In the past few months, there’s been a flurry of interest in certified responsibly sourced gas (RSG). RSG is natural gas — it still comes out of wells in the Marcellus, Haynesville, Permian, and other U.S. production areas. What distinguishes RSG is that its producers and pipeline companies have made efforts to significantly reduce the greenhouse gases — mostly methane — that are needlessly emitted along the value chain, and that an independent and respected outsider has certified the success of these efforts. RSG is still new to a lot of folks, including those in the natural gas business, so it’s reasonable to ask, who does the certifying, and what are the differences between them? In today’s RBN blog, we continue our series on RSG with a look at the different approaches taken by RSG certifiers: Project Canary and MiQ.
According to the International Energy Agency (IEA), emissions of methane (CH4) from the livestock industry, the oil and gas sector, and other human-related activity is responsible for about 30% of the global rise in temperature in the modern era.

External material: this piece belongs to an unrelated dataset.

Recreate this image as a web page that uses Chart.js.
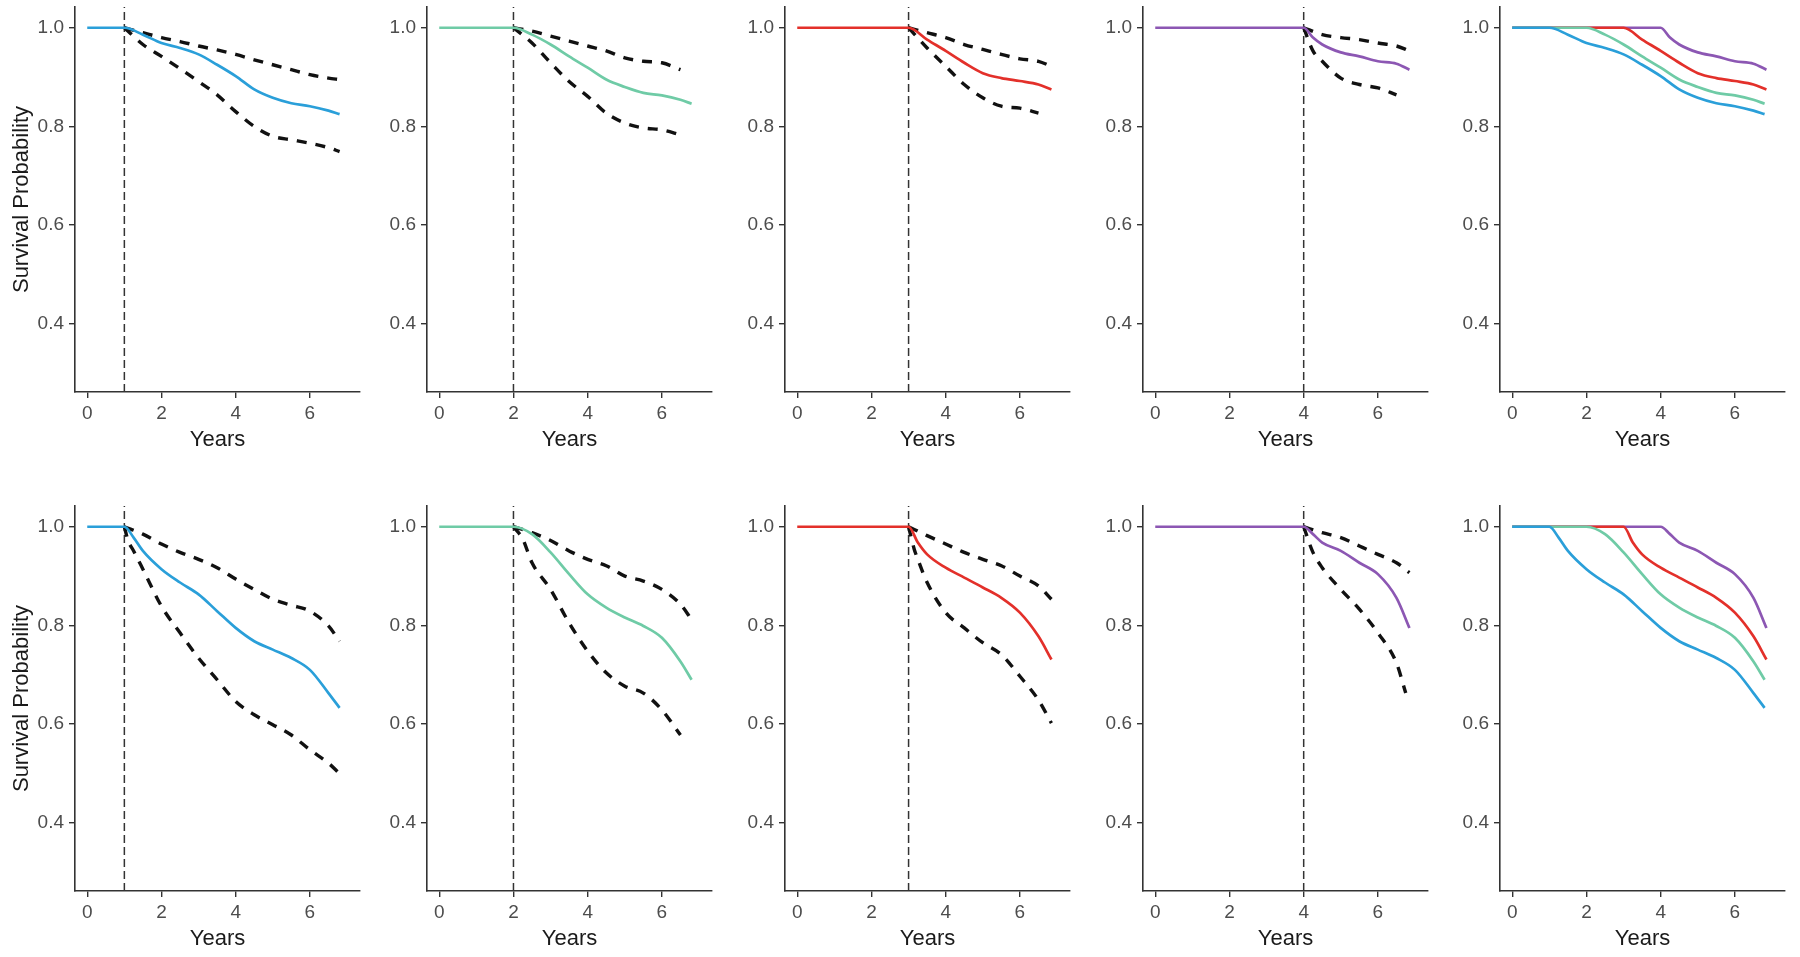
<!DOCTYPE html>
<html>
<head>
<meta charset="utf-8">
<script src="https://cdn.jsdelivr.net/npm/chart.js@4.4.1/dist/chart.umd.min.js"></script>
<style>
  body { margin: 0; background: #fff; width: 1800px; height: 957px; position: relative; overflow: hidden; }
  canvas { position: absolute; }
</style>
</head>
<body>
<script>
const xTicks = [0, 2, 4, 6]
const yTicks = [0.4, 0.6, 0.8, 1.0]
const landmarks = [1, 2, 3, 4]
const curveColors = ['#2A9FD9', '#6FCBA6', '#E3302A', '#8C57B3']

// ---- top row (landmark 1..4) ----
const topT1 = [0, 1, 1.5, 2, 2.5, 3, 3.5, 4, 4.5, 5, 5.5, 6, 6.5, 6.8]
const topS1 = [1, 1, 0.986, 0.969, 0.959, 0.946, 0.925, 0.902, 0.875, 0.858, 0.847, 0.841, 0.832, 0.825]
const topCiT1 = [1, 1.5, 2, 2.5, 3, 3.5, 4, 4.5, 5, 5.5, 6, 6.5, 6.8]
const topUp1 = [1, 0.99, 0.98, 0.972, 0.963, 0.955, 0.946, 0.935, 0.925, 0.915, 0.905, 0.898, 0.895]
const topLo1 = [1, 0.966, 0.942, 0.917, 0.891, 0.864, 0.83, 0.80, 0.78, 0.773, 0.766, 0.757, 0.749]

const topT2 = [0, 2, 2.5, 3, 3.5, 4, 4.5, 5, 5.5, 6, 6.5, 6.8]
const topS2 = [1, 1, 0.986, 0.966, 0.942, 0.919, 0.895, 0.88, 0.868, 0.863, 0.854, 0.846]
const topCiT2 = [2, 2.5, 3, 3.5, 4, 4.5, 5, 5.5, 6, 6.5]
const topUp2 = [1, 0.993, 0.983, 0.973, 0.963, 0.953, 0.939, 0.932, 0.929, 0.915]
const topLo2 = [1, 0.969, 0.929, 0.891, 0.861, 0.827, 0.807, 0.797, 0.793, 0.783]

const topT3 = [0, 3, 3.5, 4, 4.5, 5, 5.5, 6, 6.5, 6.85]
const topS3 = [1, 1, 0.976, 0.953, 0.929, 0.908, 0.898, 0.892, 0.885, 0.875]
const topUpT3 = [3, 3.5, 4, 4.5, 5, 5.5, 6, 6.5, 6.85]
const topUp3 = [1, 0.99, 0.98, 0.966, 0.956, 0.946, 0.937, 0.932, 0.922]
const topLoT3 = [3, 3.5, 4, 4.5, 5, 5.5, 6, 6.5]
const topLo3 = [1, 0.959, 0.922, 0.885, 0.858, 0.841, 0.837, 0.827]

const topT4 = [0, 4, 4.25, 4.5, 5, 5.5, 6, 6.5, 6.85]
const topS4 = [1, 1, 0.98, 0.966, 0.95, 0.942, 0.932, 0.927, 0.915]
const topUpT4 = [4, 4.5, 5, 5.5, 6, 6.5, 6.85]
const topUp4 = [1, 0.986, 0.98, 0.976, 0.969, 0.963, 0.953]
const topLoT4 = [4, 4.25, 4.5, 5, 5.5, 6, 6.5]
const topLo4 = [1, 0.953, 0.932, 0.898, 0.885, 0.878, 0.864]

// ---- bottom row ----
const botT1 = [0, 1, 1.25, 1.5, 2, 2.5, 3, 3.5, 4, 4.5, 5, 5.5, 6, 6.5, 6.8]
const botS1 = [1, 1, 0.978, 0.951, 0.914, 0.887, 0.863, 0.829, 0.795, 0.768, 0.751, 0.734, 0.71, 0.663, 0.633]
const botUpT1 = [1, 1.5, 2, 2.5, 3, 3.5, 4, 4.5, 5, 5.5, 6, 6.5, 6.8]
const botUp1 = [1, 0.985, 0.965, 0.948, 0.934, 0.917, 0.894, 0.873, 0.853, 0.841, 0.829, 0.799, 0.768]
const botLoT1 = [1, 1.1, 1.25, 1.5, 2, 2.5, 3, 3.5, 4, 4.5, 5, 5.5, 6, 6.5, 6.8]
const botLo1 = [1, 0.972, 0.951, 0.914, 0.839, 0.785, 0.734, 0.69, 0.646, 0.619, 0.599, 0.578, 0.548, 0.521, 0.50]

const botT2 = [0, 2, 2.5, 3, 3.5, 4, 4.5, 5, 5.5, 6, 6.5, 6.8]
const botS2 = [1, 1, 0.985, 0.948, 0.904, 0.863, 0.836, 0.816, 0.799, 0.775, 0.727, 0.69]
const botUpT2 = [2, 2.5, 3, 3.5, 4, 4.5, 5, 5.5, 6, 6.5, 6.8]
const botUp2 = [1, 0.988, 0.972, 0.951, 0.934, 0.921, 0.9, 0.89, 0.873, 0.843, 0.812]
const botLoT2 = [2, 2.25, 2.5, 3, 3.5, 4, 4.5, 5, 5.5, 6, 6.5]
const botLo2 = [1, 0.975, 0.927, 0.873, 0.805, 0.748, 0.704, 0.677, 0.663, 0.629, 0.578]

const botT3 = [0, 3, 3.25, 3.5, 4, 4.5, 5, 5.5, 6, 6.5, 6.85]
const botS3 = [1, 1, 0.968, 0.944, 0.917, 0.897, 0.877, 0.856, 0.826, 0.778, 0.731]
const botUpT3 = [3, 3.5, 4, 4.5, 5, 5.5, 6, 6.5, 6.85]
const botUp3 = [1, 0.982, 0.965, 0.948, 0.934, 0.921, 0.9, 0.88, 0.853]
const botLoT3 = [3, 3.15, 3.25, 3.5, 4, 4.5, 5, 5.5, 6, 6.5, 6.85]
const botLo3 = [1, 0.955, 0.934, 0.887, 0.826, 0.795, 0.765, 0.741, 0.697, 0.649, 0.602]

const botT4 = [0, 4, 4.25, 4.5, 5, 5.5, 6, 6.5, 6.85]
const botS4 = [1, 1, 0.985, 0.968, 0.951, 0.927, 0.904, 0.856, 0.795]
const botUpT4 = [4, 4.5, 5, 5.5, 6, 6.5, 6.85]
const botUp4 = [1, 0.988, 0.978, 0.961, 0.944, 0.927, 0.907]
const botLoT4 = [4, 4.25, 4.5, 5, 5.5, 6, 6.5, 6.75]
const botLo4 = [1, 0.948, 0.917, 0.873, 0.833, 0.785, 0.724, 0.663]

const X_MIN = -0.33, X_MAX = 7.35
const Y_MIN = 0.262, Y_MAX = 1.042

const panelLeft = [0, 352, 710, 1068, 1425]
const rowTop = [0, 499]

Chart.defaults.font.family = "'Liberation Sans', Arial, sans-serif"

function pts(times, vals) {
    return times.map((t, i) => ({ x: t, y: vals[i] }))
}

function survLine(times, vals, color) {
    return {
        data: pts(times, vals),
        borderColor: color,
        borderWidth: 2.7,
        pointRadius: 0,
        cubicInterpolationMode: 'monotone'
    }
}

function ciLine(times, vals) {
    return {
        data: pts(times, vals),
        borderColor: '#111',
        borderWidth: 3.4,
        borderDash: [10, 9],
        pointRadius: 0,
        cubicInterpolationMode: 'monotone'
    }
}

function makeCanvas(id, col, row) {
    const c = document.createElement('canvas')
    c.id = id
    c.width = 370
    c.height = 470
    c.style.left = panelLeft[col] + 'px'
    c.style.top = rowTop[row] + 'px'
    c.style.width = '370px'
    c.style.height = '470px'
    document.body.appendChild(c)
    return c
}

function drawPanel(canvas, datasets, cut, showYTitle) {
    if (cut !== null) {
        datasets.push({
            data: [{ x: cut, y: Y_MIN }, { x: cut, y: Y_MAX }],
            borderColor: '#333',
            borderWidth: 1.5,
            borderDash: [8, 4],
            pointRadius: 0,
            tension: 0
        })
    }
    new Chart(canvas, {
        type: 'line',
        data: { datasets: datasets },
        options: {
            responsive: false,
            animation: false,
            devicePixelRatio: 1,
            layout: { padding: { top: 7, right: 10, left: 0, bottom: 0 } },
            plugins: { legend: { display: false }, tooltip: { enabled: false } },
            scales: {
                x: {
                    type: 'linear',
                    min: X_MIN,
                    max: X_MAX,
                    afterBuildTicks: s => { s.ticks = xTicks.map(v => ({ value: v })) },
                    afterFit: s => { s.height = 78; s.paddingLeft = 0; s.paddingRight = 0 },
                    border: { display: true, color: '#333', width: 1.6 },
                    grid: { drawOnChartArea: false, drawTicks: true, tickLength: 6, color: '#333', lineWidth: 1.4 },
                    ticks: { color: '#4D4D4D', font: { size: 19 }, padding: 4, callback: v => v },
                    title: { display: true, text: 'Years', color: '#1a1a1a', font: { size: 22 }, padding: { top: 0, bottom: 17 } }
                },
                y: {
                    min: Y_MIN,
                    max: Y_MAX,
                    afterBuildTicks: s => { s.ticks = yTicks.map(v => ({ value: v })) },
                    // ticks sit well inside the range, so no label padding is needed
                    afterFit: s => { s.width = 75; s.paddingTop = 0; s.paddingBottom = 0 },
                    border: { display: true, color: '#333', width: 1.6 },
                    grid: { drawOnChartArea: false, drawTicks: true, tickLength: 6, color: '#333', lineWidth: 1.4 },
                    ticks: { color: '#4D4D4D', font: { size: 19 }, padding: 5, callback: v => v.toFixed(1) },
                    title: { display: showYTitle, text: 'Survival Probability', color: '#1a1a1a', font: { size: 22 }, padding: { top: 9, bottom: 0 } }
                }
            }
        }
    })
}

const rows = [
    {
        surv: [[topT1, topS1], [topT2, topS2], [topT3, topS3], [topT4, topS4]],
        up: [[topCiT1, topUp1], [topCiT2, topUp2], [topUpT3, topUp3], [topUpT4, topUp4]],
        lo: [[topCiT1, topLo1], [topCiT2, topLo2], [topLoT3, topLo3], [topLoT4, topLo4]]
    },
    {
        surv: [[botT1, botS1], [botT2, botS2], [botT3, botS3], [botT4, botS4]],
        up: [[botUpT1, botUp1], [botUpT2, botUp2], [botUpT3, botUp3], [botUpT4, botUp4]],
        lo: [[botLoT1, botLo1], [botLoT2, botLo2], [botLoT3, botLo3], [botLoT4, botLo4]]
    }
]

rows.forEach((r, row) => {
    // one panel per landmark with its confidence band
    landmarks.forEach((lm, i) => {
        const cv = makeCanvas('panel_' + row + '_' + i, i, row)
        const ds = [
            survLine(r.surv[i][0], r.surv[i][1], curveColors[i]),
            ciLine(r.up[i][0], r.up[i][1]),
            ciLine(r.lo[i][0], r.lo[i][1])
        ]
        drawPanel(cv, ds, lm, i === 0)
    })
    // last panel: all four curves together
    const cv = makeCanvas('panel_' + row + '_all', 4, row)
    const ds = landmarks.map((lm, i) => survLine(r.surv[i][0], r.surv[i][1], curveColors[i]))
    drawPanel(cv, ds, null, false)
})
</script>
</body>
</html>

IEA also has claimed that it is technically feasible to prevent more than 70% of current CH4 emissions from oil and gas operations, and that about 45% of methane emissions could be avoided at no net cost because the value of the captured gas is higher than the cost of the abatement measures.

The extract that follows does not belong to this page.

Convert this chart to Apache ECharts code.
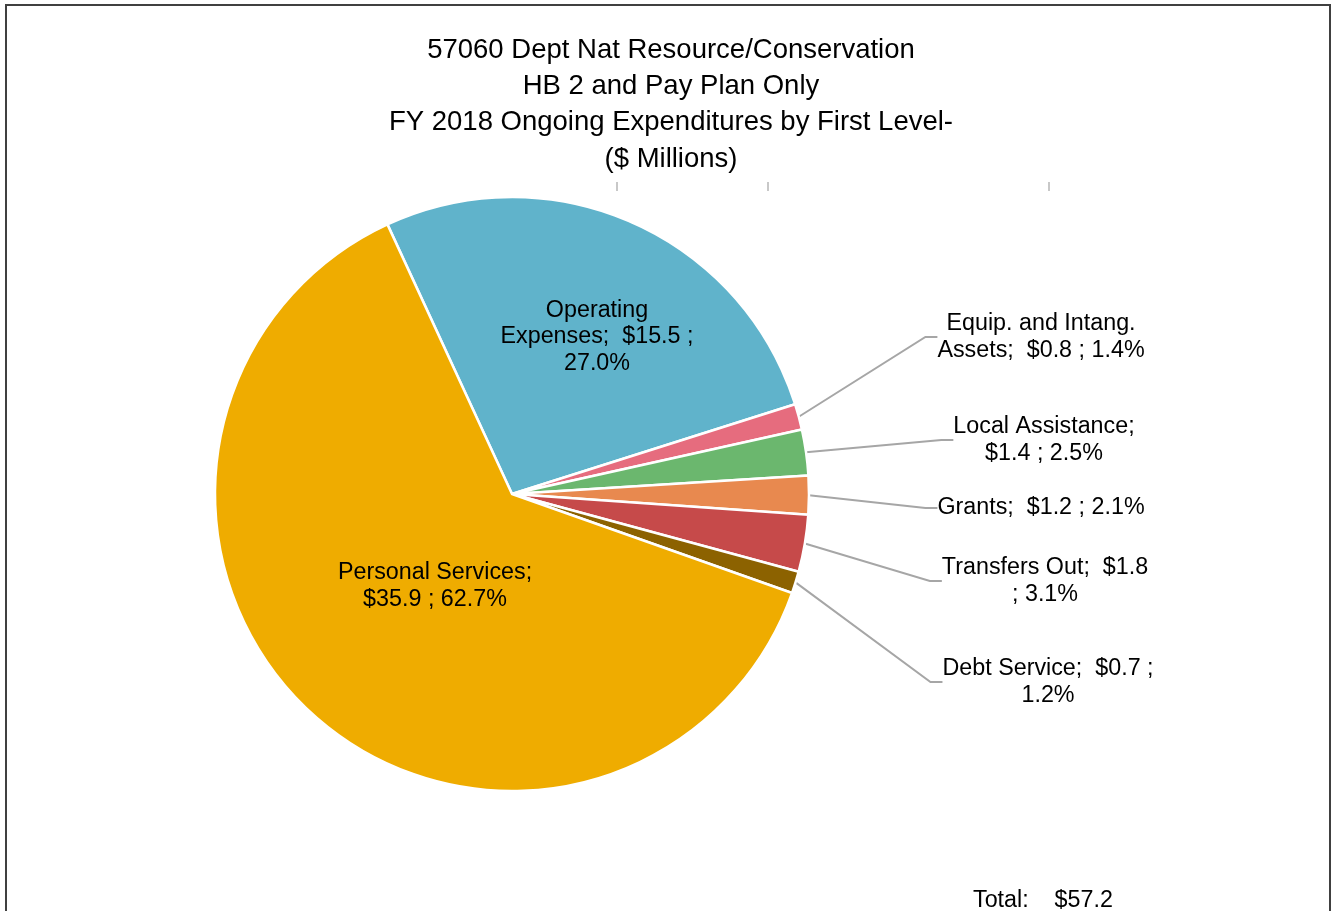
<!DOCTYPE html>
<html>
<head>
<meta charset="utf-8">
<title>57060 Dept Nat Resource/Conservation</title>
<script src="https://cdn.jsdelivr.net/npm/echarts@6/dist/echarts.min.js"></script>
<style>
  html, body { margin: 0; padding: 0; background: #fff; }
  #chart { width: 1333px; height: 911px; }
</style>
</head>
<body>
<div id="chart"></div>
<script>
// data
const categories = ['Operating Expenses', 'Equip. and Intang. Assets', 'Local Assistance', 'Grants', 'Transfers Out', 'Debt Service', 'Personal Services']
const dollars = [15.5, 0.8, 1.4, 1.2, 1.8, 0.7, 35.9]
const percents = [27.0, 1.4, 2.5, 2.1, 3.1, 1.2, 62.7]
const total = 57.2

// how each label wraps in the original
const labelTexts = [
  'Operating\nExpenses;  $15.5 ;\n27.0%',
  'Equip. and Intang.\nAssets;  $0.8 ; 1.4%',
  'Local Assistance;\n$1.4 ; 2.5%',
  'Grants;  $1.2 ; 2.1%',
  'Transfers Out;  $1.8\n; 3.1%',
  'Debt Service;  $0.7 ;\n1.2%',
  'Personal Services;\n$35.9 ; 62.7%'
]

const colors = ['#60b3cb', '#e66c7e', '#6bb76e', '#e8894f', '#c64a4a', '#8c6200', '#efac00']
// label centres (px)
const labelPos = [[597, 337], [1041, 337], [1044, 440], [1041, 508], [1045, 581], [1048, 682], [435, 586]]
const insideIdx = [0, 6]

const font = '"Liberation Sans", Arial, sans-serif'

const chart = echarts.init(document.getElementById('chart'))

const seriesData = categories.map((name, i) => ({
  name: name,
  value: percents[i],
  itemStyle: { color: colors[i] },
  label: { position: insideIdx.includes(i) ? 'inside' : 'outside' },
  labelLine: { show: !insideIdx.includes(i) }
}))

chart.setOption({
  animation: false,
  title: {
    text: '57060 Dept Nat Resource/Conservation\nHB 2 and Pay Plan Only\nFY 2018 Ongoing Expenditures by First Level-\n($ Millions)',
    left: 671,
    top: 32,
    padding: 0,
    textAlign: 'center',
    textStyle: {
      fontFamily: font,
      fontSize: 27.5,
      fontWeight: 'normal',
      color: '#000',
      lineHeight: 36.3
    }
  },
  graphic: [
    // chart frame
    {
      type: 'polyline',
      shape: { points: [[6, 920], [6, 5], [1330, 5], [1330, 920]] },
      style: { stroke: '#404040', lineWidth: 2, fill: null }
    },
    // stray tick marks under the title
    { type: 'line', shape: { x1: 617, y1: 182, x2: 617, y2: 191 }, style: { stroke: '#c8c8c8', lineWidth: 2 } },
    { type: 'line', shape: { x1: 768, y1: 182, x2: 768, y2: 191 }, style: { stroke: '#c8c8c8', lineWidth: 2 } },
    { type: 'line', shape: { x1: 1049, y1: 182, x2: 1049, y2: 191 }, style: { stroke: '#c8c8c8', lineWidth: 2 } },
    {
      type: 'text',
      left: 973,
      top: 889,
      style: {
        text: 'Total:    $' + total.toFixed(1),
        font: '23.3px ' + font,
        fill: '#000'
      }
    }
  ],
  series: [
    {
      type: 'pie',
      center: [512, 494],
      radius: 297,
      startAngle: 114.8,
      clockwise: true,
      avoidLabelOverlap: false,
      silent: true,
      itemStyle: {
        borderColor: '#fff',
        borderWidth: 2.5
      },
      label: {
        formatter: p => labelTexts[p.dataIndex],
        fontFamily: font,
        fontSize: 23.3,
        lineHeight: 26.5,
        color: '#000',
        align: 'center'
      },
      labelLine: {
        length: 20,
        length2: 12,
        lineStyle: { color: '#a6a6a6', width: 2 }
      },
      labelLayout: function (params) {
        const pos = labelPos[params.dataIndex]
        return {
          x: pos[0],
          y: pos[1],
          align: 'center',
          verticalAlign: 'middle'
        }
      },
      data: seriesData
    }
  ]
})
</script>
</body>
</html>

The Global Methane Pledge promoted by the U.S., the European Union (EU), and several other countries — sure to be a major topic at the United Nations Climate Change Conference (COP26) in Glasgow, Scotland, over the next few days — calls for reducing global methane emissions by at least 30% from 2020 levels by 2030 and ramping up the use of “best available inventory methodologies” to quantify CH4 emissions, with a particular focus on high emission sources like oil and gas production and pipelines. Also, the Biden administration will soon release new draft regulations focused on reducing methane emissions from these same sources, and Congress has been considering aggressive efforts to plug and remediate abandoned oil and gas wells and coal mines, again with the aim of minimizing emissions of CH4.